I was lucky enough to be in the right place at the right time when I overheard a teller recommend to a customer that she transfer her accounts to another bank, as “I don’t think this one is going to be here very long.” She worked in a small bank that was at the wrong end of a merger. The big bank had not communicated critical information to the staff, from whether they would themselves have jobs (their first and only concern!) to which branches would remain open. The teller drew her own conclusions- and passed them on to her customers. I wonder how many others took the same tack, with no one to overhear them.

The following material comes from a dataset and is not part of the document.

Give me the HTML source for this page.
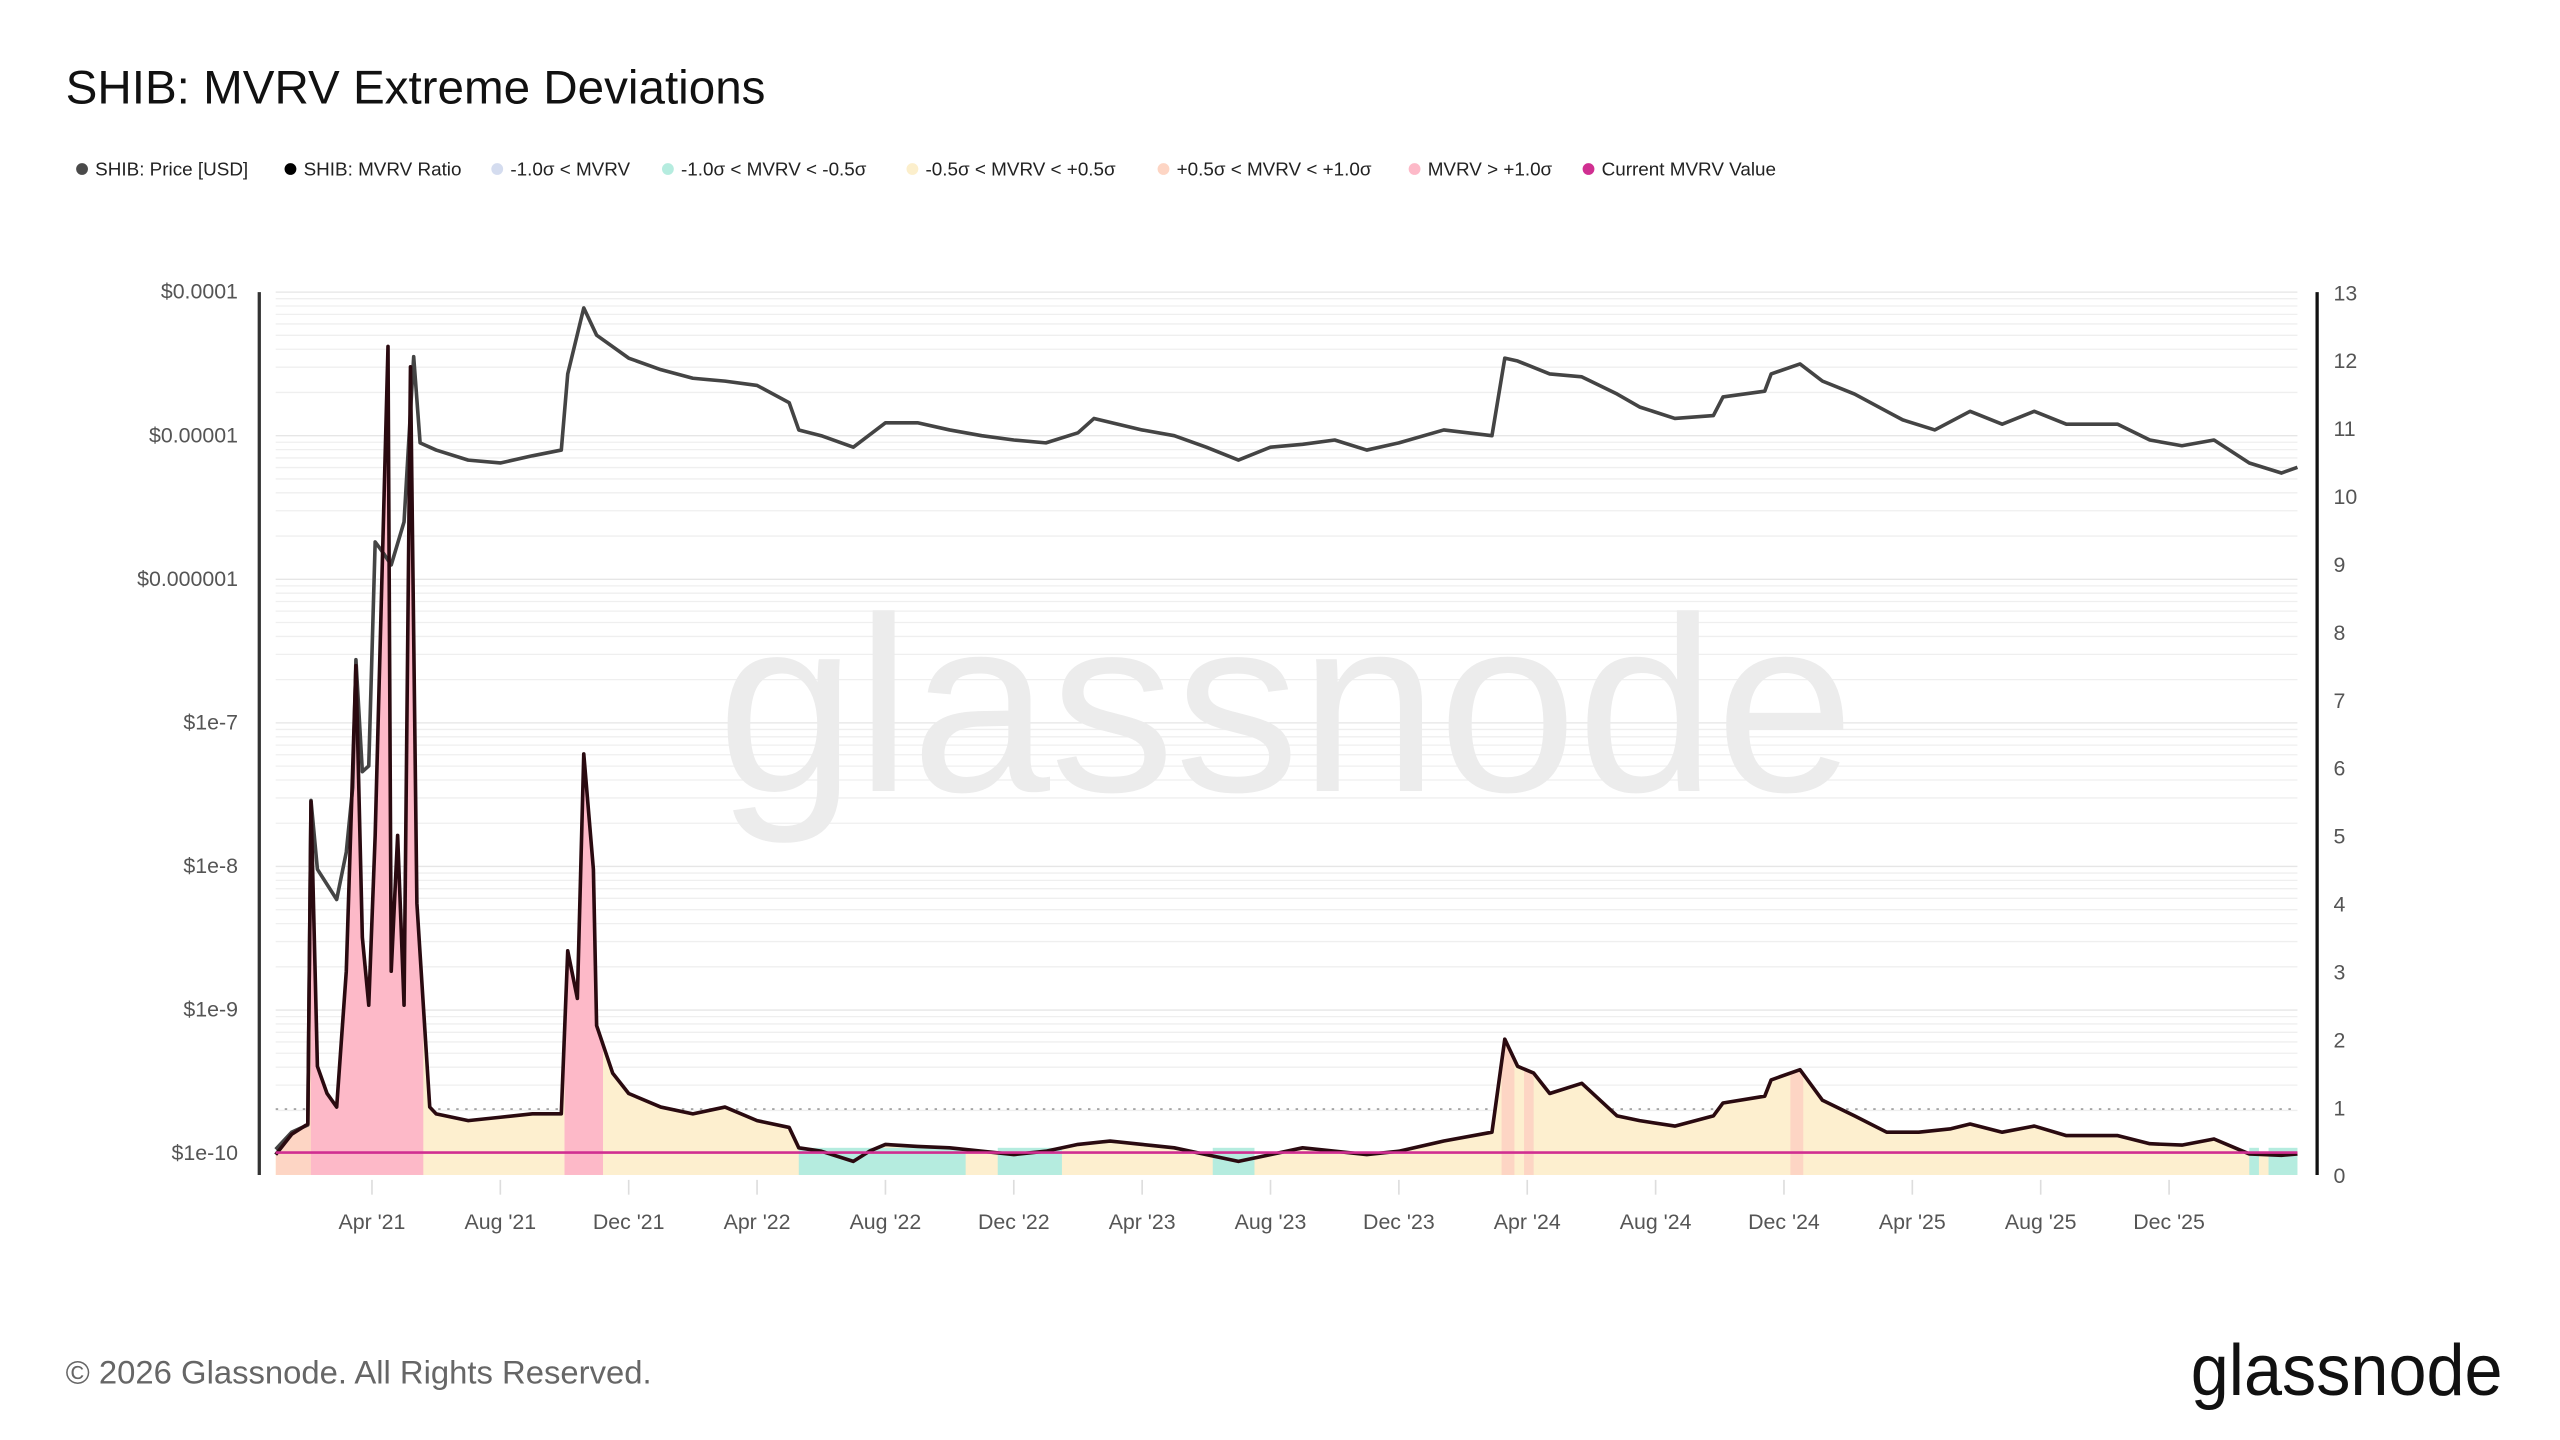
<!DOCTYPE html>
<html><head><meta charset="utf-8">
<style>
html,body{margin:0;padding:0;background:#fff;}
svg{display:block;font-family:"Liberation Sans",sans-serif;}
</style></head>
<body>
<svg id="chart" width="2560" height="1440" viewBox="0 0 1560 877.5" xmlns="http://www.w3.org/2000/svg">
<rect x="0" y="0" width="1560" height="877.5" fill="#ffffff"/>
<text x="40" y="63" font-size="29" fill="#111">SHIB: MVRV Extreme Deviations</text>
<g id="legend" font-size="11.5" fill="#222"></g>
<g id="grid"></g>
<text x="437" y="482" font-size="152" fill="#ececec" textLength="693" lengthAdjust="spacingAndGlyphs">glassnode</text>
<g id="zones"></g>
<g id="series"></g>
<g id="axes" font-size="13" fill="#555"></g>
<text x="40" y="843" font-size="20" fill="#666">© 2026 Glassnode. All Rights Reserved.</text>
<text x="1525" y="850" font-size="44" text-anchor="end" fill="#111" textLength="190" lengthAdjust="spacingAndGlyphs">glassnode</text>
</svg>
<script>
// ---- data (t = months since Jan 2021) ----
const priceT = [0,0.5,1.0,1.1,1.3,1.9,2.2,2.4,2.5,2.7,2.9,3.1,3.3,3.6,4.0,4.3,4.5,5,6,7,8,8.9,9.1,9.6,10,11,12,13,14,15,16,16.3,17,18,19,20,21,22,23,24,25,25.5,27,28,29,30,31,32,33,34,35,36.4,37.9,38.3,38.7,39.7,40.7,41.8,42.5,43.6,44.8,45.1,46.4,46.6,47.5,48.2,49.2,50.2,50.7,51.7,52.8,53.8,54.8,55.8,57.4,58.4,59.4,60.4,61.5,62.5,63];
const priceY = [-9.97,-9.85,-9.8,-7.54,-8.02,-8.23,-7.9,-7.45,-6.56,-7.34,-7.3,-5.74,-5.8,-5.9,-5.6,-4.45,-5.05,-5.1,-5.17,-5.19,-5.14,-5.1,-4.57,-4.11,-4.3,-4.46,-4.54,-4.6,-4.62,-4.65,-4.77,-4.96,-5.0,-5.08,-4.91,-4.91,-4.96,-5.0,-5.03,-5.05,-4.98,-4.88,-4.96,-5.0,-5.08,-5.17,-5.08,-5.06,-5.03,-5.1,-5.05,-4.96,-5.0,-4.46,-4.48,-4.57,-4.59,-4.71,-4.80,-4.88,-4.86,-4.73,-4.69,-4.57,-4.50,-4.62,-4.71,-4.83,-4.89,-4.96,-4.83,-4.92,-4.83,-4.92,-4.92,-5.03,-5.07,-5.03,-5.19,-5.26,-5.22];
const mvrvT = [0,0.5,1.0,1.1,1.3,1.6,1.9,2.2,2.5,2.7,2.9,3.1,3.5,3.6,3.8,4.0,4.2,4.4,4.6,4.8,5,6,7,8,8.9,9.1,9.4,9.6,9.9,10,10.5,11,12,13,14,15,16,16.3,17,18,18.5,19,20,21,22,23,24,25,26,27,28,29,30,31,32,33,34,35,36.4,37.9,38.3,38.7,39.2,39.7,40.7,41.8,42.5,43.6,44.8,45.1,46.4,46.6,47.5,48.2,49.2,50.2,51.2,52.2,52.8,53.8,54.8,55.8,57.4,58.4,59.4,60.4,61.5,62.5,63];
const mvrvV = [0.3,0.6,0.75,5.5,1.6,1.2,1.0,3.0,7.5,3.5,2.5,5.0,12.2,3.0,5.0,2.5,11.9,4.0,2.5,1.0,0.9,0.8,0.85,0.9,0.9,3.3,2.6,6.2,4.5,2.2,1.5,1.2,1.0,0.9,1.0,0.8,0.7,0.4,0.35,0.2,0.35,0.45,0.42,0.4,0.35,0.3,0.35,0.45,0.5,0.45,0.4,0.3,0.2,0.3,0.4,0.35,0.3,0.35,0.5,0.63,2.0,1.6,1.5,1.2,1.35,0.87,0.8,0.72,0.87,1.06,1.16,1.4,1.55,1.1,0.87,0.63,0.63,0.68,0.75,0.63,0.72,0.58,0.58,0.46,0.44,0.53,0.31,0.29,0.31];
const zoneStart = [0.0,1.1,9.0,16.3,22.5,29.2,38.2,38.9,47.2,61.5,62.1];
const zoneEnd   = [1.1,4.6,10.2,21.5,24.5,30.5,38.6,39.2,47.6,61.8,63.0];
const zoneKind  = ['peach','pink','pink','teal','teal','teal','peach','peach','peach','teal','teal'];
const currentMvrv = 0.33;
const leftTicks = ['$0.0001','$0.00001','$0.000001','$1e-7','$1e-8','$1e-9','$1e-10'];
const leftTickExp = [-4,-5,-6,-7,-8,-9,-10];
const rightTicks = [0,1,2,3,4,5,6,7,8,9,10,11,12,13];
const xTickLabels = ["Apr '21","Aug '21","Dec '21","Apr '22","Aug '22","Dec '22","Apr '23","Aug '23","Dec '23","Apr '24","Aug '24","Dec '24","Apr '25","Aug '25","Dec '25"];
const xTickT = [3,7,11,15,19,23,27,31,35,39,43,47,51,55,59];
const legendLabels = ['SHIB: Price [USD]','SHIB: MVRV Ratio','-1.0σ < MVRV','-1.0σ < MVRV < -0.5σ','-0.5σ < MVRV < +0.5σ','+0.5σ < MVRV < +1.0σ','MVRV > +1.0σ','Current MVRV Value'];
const legendColors = ['#4a4a4a','#000','#d4dcef','#b5ecdf','#fcefcc','#fdd5c4','#fdb9c8','#d02f91'];

// ---- scales ----
const X0=168, X1=1400, Y0=178, Y1=716;
const xs = t => X0 + t*(X1-X0)/63;
const yL = e => Y0 + (-4 - e)*87.5;
const yR = v => Y1 - v*(Y1-Y0)/13;
const NS='http://www.w3.org/2000/svg';
function mk(tag, attrs, parent){const el=document.createElementNS(NS,tag);for(const k in attrs)el.setAttribute(k,attrs[k]);parent.appendChild(el);return el;}

// legend
const lg=document.getElementById('legend');
const lgx=[50,177,303,407,556,709,862,968];
legendLabels.forEach((l,i)=>{
  const c=mk('circle',{cx:lgx[i],cy:103,r:3.6,fill:legendColors[i]},lg);
  
  
  const t=mk('text',{x:lgx[i]+8,y:107},lg);t.textContent=l;
  
  
});

// grid
const gr=document.getElementById('grid');
for(let e=-10;e<=-5;e++){for(let m=1;m<10;m++){const y=yL(e+Math.log10(m));
  const ln=mk('line',{x1:X0,x2:X1,y1:y,y2:y,stroke:m===1?'#e6e6e6':'#efefef','stroke-width':0.8},gr);
  
  }}
{const y=yL(-4);const ln=mk('line',{x1:X0,x2:X1,y1:y,y2:y,stroke:'#e6e6e6','stroke-width':0.8},gr);
}
const dl=mk('line',{x1:X0,x2:X1,y1:yR(0.97),y2:yR(0.97),stroke:'#999','stroke-width':1,'stroke-dasharray':'1.5 4'},gr);



// zones & fill
const zn=document.getElementById('zones');
const defs=mk('defs',{},zn);
const cp=mk('clipPath',{id:'areaClip'},defs);
let ad='M'+xs(mvrvT[0])+','+Y1;
mvrvT.forEach((t,i)=>{ad+=' L'+xs(t).toFixed(2)+','+yR(mvrvV[i]).toFixed(2);});
ad+=' L'+xs(mvrvT[mvrvT.length-1])+','+Y1+' Z';
mk('path',{d:ad},cp);
const area=mk('path',{d:ad,fill:'#fdefcf'},zn);


const zc={pink:'#fdb9c8',peach:'#fdd5c4',teal:'#b5ecdf'};
zoneStart.forEach((s,i)=>{
  const k=zoneKind[i];
  const yTop = k==='teal'? yR(0.4) : Y0;
  const r=mk('rect',{x:xs(s),y:yTop,width:xs(zoneEnd[i])-xs(s),height:Y1-yTop,fill:zc[k]},zn);
  if(k!=='teal') r.setAttribute('clip-path','url(#areaClip)');
  
  
});

// series
const sr=document.getElementById('series');
let pd='';priceT.forEach((t,i)=>{pd+=(i?' L':'M')+xs(t).toFixed(2)+','+yL(priceY[i]).toFixed(2);});
const pl=mk('path',{d:pd,fill:'none',stroke:'#444','stroke-width':2.2,'stroke-linejoin':'round'},sr);


let md='';mvrvT.forEach((t,i)=>{md+=(i?' L':'M')+xs(t).toFixed(2)+','+yR(mvrvV[i]).toFixed(2);});
const ml=mk('path',{d:md,fill:'none',stroke:'#2a0a10','stroke-width':2.2,'stroke-linejoin':'round'},sr);


const cl=mk('line',{x1:X0,x2:X1,y1:yR(currentMvrv),y2:yR(currentMvrv),stroke:'#d02f91','stroke-width':1.6},sr);



// axes
const ax=document.getElementById('axes');
const la=mk('line',{x1:158,x2:158,y1:Y0,y2:Y1,stroke:'#333','stroke-width':2},ax);

const ra=mk('line',{x1:1412,x2:1412,y1:Y0,y2:Y1,stroke:'#111','stroke-width':2},ax);

leftTicks.forEach((l,i)=>{const t=mk('text',{x:145,y:yL(leftTickExp[i])+4,'text-anchor':'end'},ax);t.textContent=l;
  });
rightTicks.forEach(v=>{const t=mk('text',{x:1422,y:yR(v)+5},ax);t.textContent=v;
  });
xTickLabels.forEach((l,i)=>{const x=xs(xTickT[i]);
  const tk=mk('line',{x1:x,x2:x,y1:Y1+3,y2:Y1+12,stroke:'#ddd','stroke-width':1},ax);
  
  const t=mk('text',{x:x,y:749,'text-anchor':'middle'},ax);t.textContent=l;
  });
</script>
</body></html>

When you need to inform people, look to press conferences as an example, where the spokesperson’s job is to share what accurate information is available, and give updates as they become available. Some key components:

Tell them as soon as possible, even if it’s not much. Traditional thinking- “wait until we have complete information…it’s still in flux…wait until we have accurate information,” opens the door to speculation. Sometimes the first information is simply acknowledging a situation or a rumor.

Tell them what you can, even if it’s incomplete. People feel respected when they’re treated as adults who can handle incomplete information.

If you can’t tell them everything, tell them that, and let them know why- confidentiality, legal issues, safety, etc.

Encourage feedback and be open to questions.

Update as needed, as often as possible.

Communicate regularly and consistently with employees about what’s going on in the workplace. Reliable, accurate information replaces the need for gossip and speculation, increases trust, fosters healthy relationships and ensures that everyone on the team is on the same page.